30,000-square-foot indoor soccer complex approved for Nolensville

February 14, 2017

Brentwood Home Page
by Landon Woodroof

A site plan for a 30,000-square-foot indoor soccer complex in Nolensville was approved Tuesday night at the city’s Planning Commission meeting.

The complex would be built at the end of Haley Industrial Drive on the north side of town, and would be the first privately owned space of its kind in Williamson County, developer Ryan Taylor, of Taylor Made Construction, said.

Although some concerns were voiced by commissioners about potential traffic impacts from this and other developments in that area of Nolensville, the plan passed unanimously at the meeting.

Three-quarters of the complex would be devoted to soccer, including a turf field, a sitting area for spectators and locker rooms. Taylor plans to move he and his wife’s business headquarters from its current location in Memphis to the other quarter of the building.

Travis Todd, of Littlejohn Engineering Associates, said the complex would be used primarily by local soccer organization Aris FC, which, according to its website, is a “premier youth soccer organization … dedicated to the development of a player’s skills, sportsmanship, and commitment to compete at the highest level of desired play.”

Taylor said the complex would be used by the club mostly on weekends and afternoons during the school year.

Planning Commissioner Larry Gardner asked Todd and Taylor if they had an idea of how much traffic the development would bring to the area.

Taylor said he had not undertaken a traffic study, but that the most people who would be in the facility at any time would be 150.

“We’re overloading that intersection there on Nolensville Road,” Gardner worried. “I wonder if it’s time that we do a traffic study on that before we approve anything else down there.”

Planning Commissioner Jason Patrick shared some of Gardner’s concerns with the traffic situation near Nolensville Road and Haley Industrial Drive.

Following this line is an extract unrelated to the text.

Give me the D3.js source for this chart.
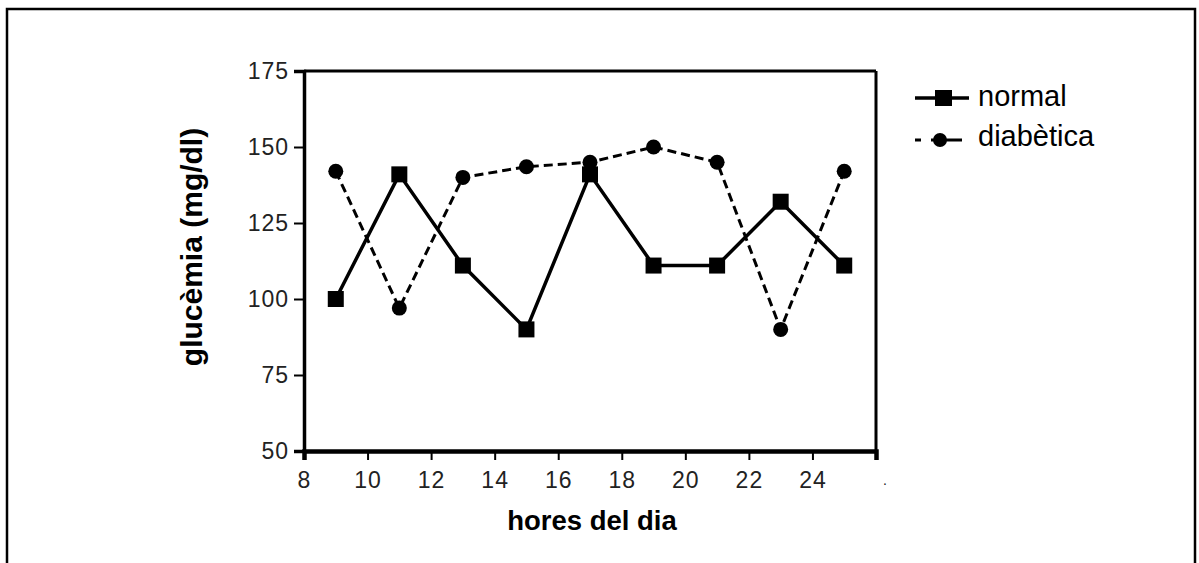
<!DOCTYPE html>
<html>
<head>
<meta charset="utf-8">
<script src="https://cdn.jsdelivr.net/npm/d3@7"></script>
<style>
  html, body { margin: 0; padding: 0; background: #fff; }
  svg { display: block; }
  text { font-family: Arial, "Liberation Sans", sans-serif; }
</style>
</head>
<body>
<svg id="chart" width="1199" height="563"></svg>
<script>
const hours = [9, 11, 13, 15, 17, 19, 21, 23, 25];
const normalValues = [100, 141, 111, 90, 141, 111, 111, 132, 111];
const diabeticValues = [142, 97, 140, 143.5, 145, 150, 145, 90, 142];
const xTicks = [8, 10, 12, 14, 16, 18, 20, 22, 24, 26];
const yTicks = [50, 75, 100, 125, 150, 175];
const seriesNames = ["normal", "diabètica"];

const svg = d3.select("#chart");

// outer frame
svg.append("rect").attr("x", 7).attr("y", 9).attr("width", 1188).attr("height", 570)
  .attr("fill", "none").attr("stroke", "#000").attr("stroke-width", 2.5);

const pLeft = 304, pRight = 876, pTop = 71, pBottom = 451;
const x = d3.scaleLinear().domain([8, 26]).range([pLeft, pRight]);
const y = d3.scaleLinear().domain([50, 175]).range([pBottom, pTop]);

// plot box
const box = svg.append("g");
box.append("line").attr("x1", pLeft).attr("x2", pRight).attr("y1", pTop).attr("y2", pTop).attr("stroke", "#000").attr("stroke-width", 3);
box.append("line").attr("x1", pRight).attr("x2", pRight).attr("y1", pTop).attr("y2", pBottom).attr("stroke", "#000").attr("stroke-width", 3);

const yAxis = svg.append("g").attr("transform", `translate(${pLeft},0)`)
  .call(d3.axisLeft(y).tickValues(yTicks).tickSize(10).tickPadding(5));
yAxis.select(".domain").attr("stroke-width", 3.5);
yAxis.selectAll(".tick line").attr("stroke-width", 2);
yAxis.selectAll("text").attr("font-size", 23).attr("fill", "#222").attr("letter-spacing", 1);

const xAxis = svg.append("g").attr("transform", `translate(0,${pBottom})`)
  .call(d3.axisBottom(x).tickValues(xTicks).tickSize(9).tickPadding(12)
    .tickFormat(d => d === 26 ? "." : d));
xAxis.select(".domain").attr("stroke-width", 4.5);
xAxis.selectAll(".tick line").attr("stroke-width", 2);
xAxis.selectAll("text").attr("font-size", 23).attr("fill", "#222").attr("letter-spacing", 1);
xAxis.selectAll(".tick").filter(d => d === 26).select("text")
  .attr("font-size", 14).attr("dx", 9).attr("dy", "0.9em");

const line = d3.line().x((d, i) => x(hours[i])).y(d => y(d));

// diabetic series (dashed, circles)
svg.append("path").datum(diabeticValues).attr("d", line)
  .attr("fill", "none").attr("stroke", "#000").attr("stroke-width", 3)
  .attr("stroke-dasharray", "9,5");
svg.selectAll("circle.diab").data(diabeticValues).enter().append("circle")
  .attr("cx", (d, i) => x(hours[i])).attr("cy", d => y(d)).attr("r", 7.5).attr("fill", "#000");

// normal series (solid, squares)
svg.append("path").datum(normalValues).attr("d", line)
  .attr("fill", "none").attr("stroke", "#000").attr("stroke-width", 3.5);
svg.selectAll("rect.norm").data(normalValues).enter().append("rect")
  .attr("x", (d, i) => x(hours[i]) - 8).attr("y", d => y(d) - 8)
  .attr("width", 16).attr("height", 16).attr("fill", "#000");

// legend
const lg = svg.append("g");
lg.append("line").attr("x1", 915).attr("x2", 969).attr("y1", 98).attr("y2", 98).attr("stroke", "#000").attr("stroke-width", 3.5);
lg.append("rect").attr("x", 935).attr("y", 90).attr("width", 17).attr("height", 16).attr("fill", "#000");
lg.append("text").attr("x", 978).attr("y", 106).attr("font-size", 29).text(seriesNames[0]);
lg.append("line").attr("x1", 915).attr("x2", 962).attr("y1", 140).attr("y2", 140).attr("stroke", "#000").attr("stroke-width", 3)
  .attr("stroke-dasharray", "6,10,40");
lg.append("circle").attr("cx", 940).attr("cy", 140).attr("r", 7).attr("fill", "#000");
lg.append("text").attr("x", 978).attr("y", 146).attr("font-size", 29).text(seriesNames[1]);

// axis titles
svg.append("text").attr("x", 592).attr("y", 530).attr("text-anchor", "middle")
  .attr("font-size", 27.5).attr("font-weight", "bold").text("hores del dia");
svg.append("text").attr("transform", "translate(202,247) rotate(-90)").attr("text-anchor", "middle")
  .attr("font-size", 30).attr("font-weight", "bold").text("glucèmia (mg/dl)");
</script>
</body>
</html>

“I’m hearing commentary pretty regularly from people in that area,” he said. “Because you’ve got the dentist’s office and other offices there. You’ve got Brittain Lane coming out. You’ve got the gas station there, the daycare there. This has gotta be the third or fourth or fifth new development that we’ve considered in this area.”

The situation did not seem as troubling to Town Engineer Don Swartz, who said the diversity of businesses’ operating times in the area actually helping to alleviate most traffic concerns.

“I do not think we are experiencing anything near a capacity problem on that intersection,” Swartz said. “If you look at these various uses we’re proposing there, the interesting thing is they all seem to peak at different times and days of the week. The church (Southpointe Community Church) is gonna be on Sunday, while this use is gonna be on Saturdays. The daycare’s (Ms. Nichole’s Inc.) are a.m., p.m. peak hours, whereas the industrial work tends to take place all day. It can sound like a lot when you talk about it individually or aggregate it altogether, but the fact of the matter is the capacity of that intersection is actually quite a bit larger than one might think.”

Commissioner Patrick asked Taylor if there was a chance other sports would have a place at the complex, or if the focus was always going to be only on soccer.

Taylor said other sports were possible at some point, but for now and foreseeable future the emphasis was going to be on soccer.

“I think it’d be a good fit for Nolensville,” Mayor Jimmy Alexander said as the discussion wound down.

“It’s something that’s not around here. Brentwood and Franklin both have one,” Taylor said, referring to two indoor arenas operated by Williamson County Parks & Recreation.

After the meeting, Taylor was pleased with the unanimous approval his project had received.

“Right now we’re just glad it’s approved,” he said. “We’re gonna start getting to work on it.”

Swartz said construction could commence on the project as soon as Taylor got a grading permit and a construction permit from the city.